Handball enthusiasts are no strangers to the thrill and intensity of this fast-paced sport. From indoor arenas to sandy shores, handball has evolved to embrace different settings, giving rise to two distinct but equally captivating variations: handball and beach handball. Of course, while both sports share many similarities, they are also separate sports. Specifically, the playing surface creates unique differences in gameplay.
In this article, we will explore the similarities and differences between handball and beach handball.
1) Goals are scored by throwing a ball into the opponent’s net.
Goals are scored in both sports when a player throws the ball past the opponent’s goalie and into the net.
2) Ballhandlers cannot take more than three steps with the ball.

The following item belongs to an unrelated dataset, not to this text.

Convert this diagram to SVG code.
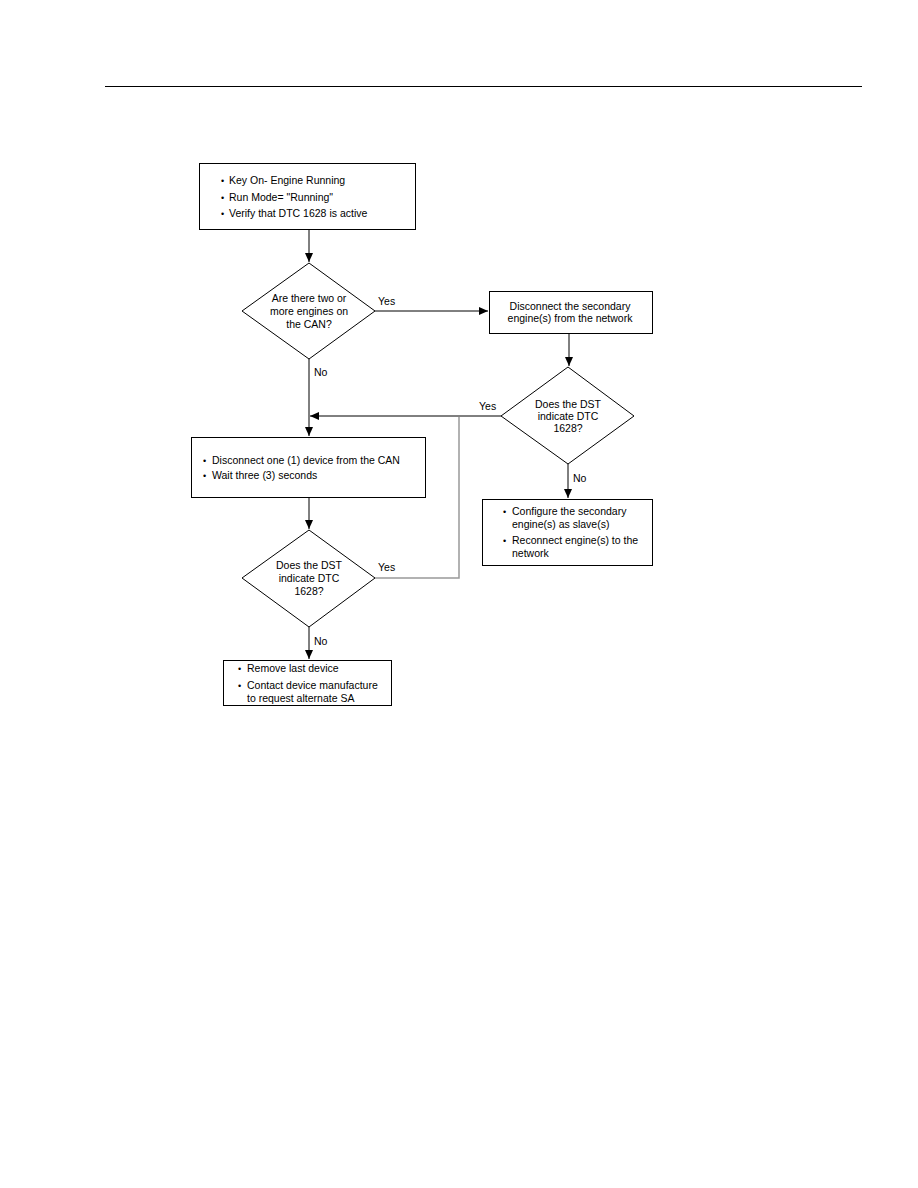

Both sports enforce a traveling rule that only allows players to take three steps with the ball before having to dribble or pass. However, due to the sand court in beach handballl, dribbles are essentially nonexistent.
3) Both sports use the same equipment.
The only equipment needed to play either version of handball is a ball and two goals.
4) No players other than the goalkeeper can cross the shooting line.
Both sports feature a shooting line/arc surrounding each team’s net. No player other than the goalie is allowed to enter this zone on their respective side of the court.
While handball and beach handball share an extensive amount of similarities and have essentially the same fundamental rules, there are a few key differences that separate them.
Many of the differences between indoor handball and beach handball result from the different courts both games are played on.
Indoor handball matches are often played on solid hardwood floors. These courts measure 40 by 20 meters (about 131 by 67 feet) in length and width, respectively.
Beach handball matches are played on sand courts that are much smaller, measuring 27 by 12 meters (about 89 by 39 feet) in length and width, respectively.
TEAM SIZE AND POSITIONS
Indoor handball teams consist of seven players. Each player has a position, although they all participate in offensive and defensive possessions. In fact, even the goalkeeper is allowed to participate in offense, although they must follow the same rules as all other players once they cross the shooting arc.
Beach handball teams also have seven players, including one goalie, but only four are on the court at any time. The remaining three players can jump in and substitute at any point throughout the game. To put it more simply, each team has a set of three offensive players and a set of three defenders who freely swap out with each other whenever appropriate. Like indoor handball, goalies are still allowed to participate in their team’s offensive possessions.
Indoor handball matches consist of two 30-minute halves. In the event of a tie after the conclusion of the second half, two 5-minute overtime periods ensue. If this still isn’t enough time to decide on a winner, both teams take turns in one-on-one matchups against each other’s goalkeeper in a best-of-five shootout. Extra rounds are added to the shootout if necessary.
Beach handball matches consist of two 10-minute sets, with the score resetting between each. A team must win the two sets to win the match. In the event that both teams take a set, a best-of-five shootout occurs, with extra rounds added if necessary.
In both handball sports, goals are scored by throwing the ball into the opposing team’s net. However, while indoor handball goals are only ever worth one point, beach handball goals can be worth up to two points, depending on which player scored the goal and/or how they scored it.
BEACH HANDBALL SCORING
- Regular goal (1 point): “Normal” goals scored under normal conditions.
- Spectacular goal (2 points): Flashy plays that result in a goal, such as an alley-oop or 360-spin.
- Goalie goal (2 points): Goals scored by goalies.
- Penalty goal (2 points): Penalty shots taken from the 6-meter line.
PACE OF PLAY
Due to the differing court sizes and playing surfaces, indoor handball and beach handball have vastly different paces of play.
For starters, the sand surface of beach volleyball courts makes it more difficult for certain maneuvers to be performed, especially high jumps. There is also a lack of bounce allowed by the sand, which eliminates the dribbling aspect of the sport. Include the much smaller court size and the constant substitutions of the players, and it becomes clear that beach handball is the much faster version of the indoor version of the game.
Similar to how beach volleyball is still very similar to indoor volleyball, beach handball is very much still similar to indoor handball. The fundamental objective of each game remains the same—throw the ball into the opponent’s goal and try to stop them from doing the same to you. However, the sand surface, smaller court size, smaller team size, and more abstract scoring system definitely differentiate beach handball from its predecessor.